══ Data provided ══
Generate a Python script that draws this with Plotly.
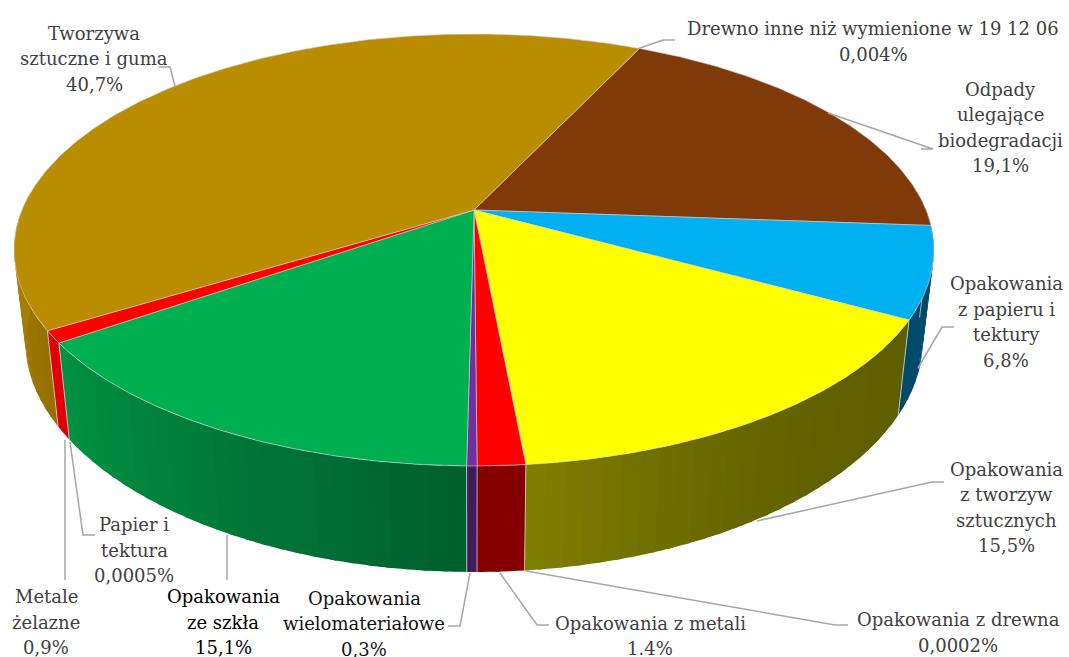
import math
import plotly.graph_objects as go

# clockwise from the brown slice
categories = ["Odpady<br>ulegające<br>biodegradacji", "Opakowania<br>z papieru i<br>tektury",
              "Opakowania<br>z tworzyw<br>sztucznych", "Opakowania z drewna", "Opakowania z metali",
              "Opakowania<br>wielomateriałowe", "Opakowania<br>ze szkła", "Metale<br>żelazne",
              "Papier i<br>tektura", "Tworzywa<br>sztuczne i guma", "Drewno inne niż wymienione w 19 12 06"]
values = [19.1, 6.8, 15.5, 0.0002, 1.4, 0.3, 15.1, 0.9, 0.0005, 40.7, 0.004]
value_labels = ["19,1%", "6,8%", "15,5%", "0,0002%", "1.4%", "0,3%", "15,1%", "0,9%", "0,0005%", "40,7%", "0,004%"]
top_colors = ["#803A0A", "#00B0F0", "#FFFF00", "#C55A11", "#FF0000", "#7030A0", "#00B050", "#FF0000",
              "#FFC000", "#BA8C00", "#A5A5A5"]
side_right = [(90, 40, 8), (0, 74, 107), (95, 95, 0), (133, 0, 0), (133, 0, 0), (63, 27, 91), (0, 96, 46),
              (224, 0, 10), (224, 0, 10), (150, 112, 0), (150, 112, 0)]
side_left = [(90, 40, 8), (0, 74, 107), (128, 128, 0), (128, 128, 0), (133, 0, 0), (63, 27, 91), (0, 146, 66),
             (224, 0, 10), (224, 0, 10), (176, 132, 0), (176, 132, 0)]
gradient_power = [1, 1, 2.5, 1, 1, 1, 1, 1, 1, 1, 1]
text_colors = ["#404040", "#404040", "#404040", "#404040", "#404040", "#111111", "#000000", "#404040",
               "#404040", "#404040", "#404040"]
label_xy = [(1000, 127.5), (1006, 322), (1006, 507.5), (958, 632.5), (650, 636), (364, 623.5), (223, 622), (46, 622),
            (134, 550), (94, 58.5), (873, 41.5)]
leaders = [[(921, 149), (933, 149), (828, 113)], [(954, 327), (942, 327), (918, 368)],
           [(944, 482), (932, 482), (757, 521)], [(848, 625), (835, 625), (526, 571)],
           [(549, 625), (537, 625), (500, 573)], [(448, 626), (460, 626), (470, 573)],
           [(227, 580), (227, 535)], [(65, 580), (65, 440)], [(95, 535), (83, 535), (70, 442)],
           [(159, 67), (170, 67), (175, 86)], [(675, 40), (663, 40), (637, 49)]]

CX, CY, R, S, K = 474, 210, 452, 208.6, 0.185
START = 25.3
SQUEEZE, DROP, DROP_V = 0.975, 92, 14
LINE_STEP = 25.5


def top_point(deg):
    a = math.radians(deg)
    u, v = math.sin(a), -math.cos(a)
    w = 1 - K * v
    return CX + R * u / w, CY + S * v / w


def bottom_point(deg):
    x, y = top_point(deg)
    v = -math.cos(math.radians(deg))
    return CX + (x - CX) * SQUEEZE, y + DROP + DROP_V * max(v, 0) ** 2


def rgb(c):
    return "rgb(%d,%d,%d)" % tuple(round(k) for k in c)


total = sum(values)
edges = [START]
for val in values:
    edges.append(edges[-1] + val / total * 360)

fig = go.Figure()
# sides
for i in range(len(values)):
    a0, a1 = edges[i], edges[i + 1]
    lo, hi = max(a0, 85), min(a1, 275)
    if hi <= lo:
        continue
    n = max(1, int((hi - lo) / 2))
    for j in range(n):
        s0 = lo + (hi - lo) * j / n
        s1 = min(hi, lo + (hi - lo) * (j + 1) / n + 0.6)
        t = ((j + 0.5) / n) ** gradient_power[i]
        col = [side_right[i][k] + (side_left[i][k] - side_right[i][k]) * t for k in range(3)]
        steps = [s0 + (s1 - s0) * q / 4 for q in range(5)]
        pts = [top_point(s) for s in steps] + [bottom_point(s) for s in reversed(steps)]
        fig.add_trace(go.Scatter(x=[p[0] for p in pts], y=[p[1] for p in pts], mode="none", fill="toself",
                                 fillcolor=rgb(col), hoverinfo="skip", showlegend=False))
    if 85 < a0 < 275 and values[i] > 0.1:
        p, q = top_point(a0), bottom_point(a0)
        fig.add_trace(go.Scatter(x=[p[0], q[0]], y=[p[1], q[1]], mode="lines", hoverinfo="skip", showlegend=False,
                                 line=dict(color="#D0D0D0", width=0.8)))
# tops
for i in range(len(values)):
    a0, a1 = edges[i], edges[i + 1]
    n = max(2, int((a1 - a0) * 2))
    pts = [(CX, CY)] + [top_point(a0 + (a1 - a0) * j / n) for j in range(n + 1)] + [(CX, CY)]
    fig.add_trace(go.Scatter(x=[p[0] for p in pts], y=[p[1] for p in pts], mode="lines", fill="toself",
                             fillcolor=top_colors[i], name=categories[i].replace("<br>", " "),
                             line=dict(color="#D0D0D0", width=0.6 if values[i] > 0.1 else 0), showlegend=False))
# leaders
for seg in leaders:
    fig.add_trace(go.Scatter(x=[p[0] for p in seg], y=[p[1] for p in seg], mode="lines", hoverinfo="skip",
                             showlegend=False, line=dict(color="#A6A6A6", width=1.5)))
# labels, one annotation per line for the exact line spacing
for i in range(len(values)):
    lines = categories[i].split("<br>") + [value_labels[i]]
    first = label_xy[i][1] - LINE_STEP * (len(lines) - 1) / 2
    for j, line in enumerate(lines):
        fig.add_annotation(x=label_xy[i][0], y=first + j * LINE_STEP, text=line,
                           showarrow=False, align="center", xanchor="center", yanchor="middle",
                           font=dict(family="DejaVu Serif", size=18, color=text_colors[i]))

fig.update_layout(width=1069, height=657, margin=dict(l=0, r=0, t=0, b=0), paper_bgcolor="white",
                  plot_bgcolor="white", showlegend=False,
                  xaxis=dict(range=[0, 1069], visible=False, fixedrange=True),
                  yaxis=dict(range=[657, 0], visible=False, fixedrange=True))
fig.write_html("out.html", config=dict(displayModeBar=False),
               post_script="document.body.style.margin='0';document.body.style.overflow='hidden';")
═══
_Problem to work on:_
Your task is to restate word for word the lines from the top of the data to the line containing "import plotly.graph_objects as go", both ends included, with every picture left out.

_Worked answer:_
Generate a Python script that draws this with Plotly.
import math
import plotly.graph_objects as go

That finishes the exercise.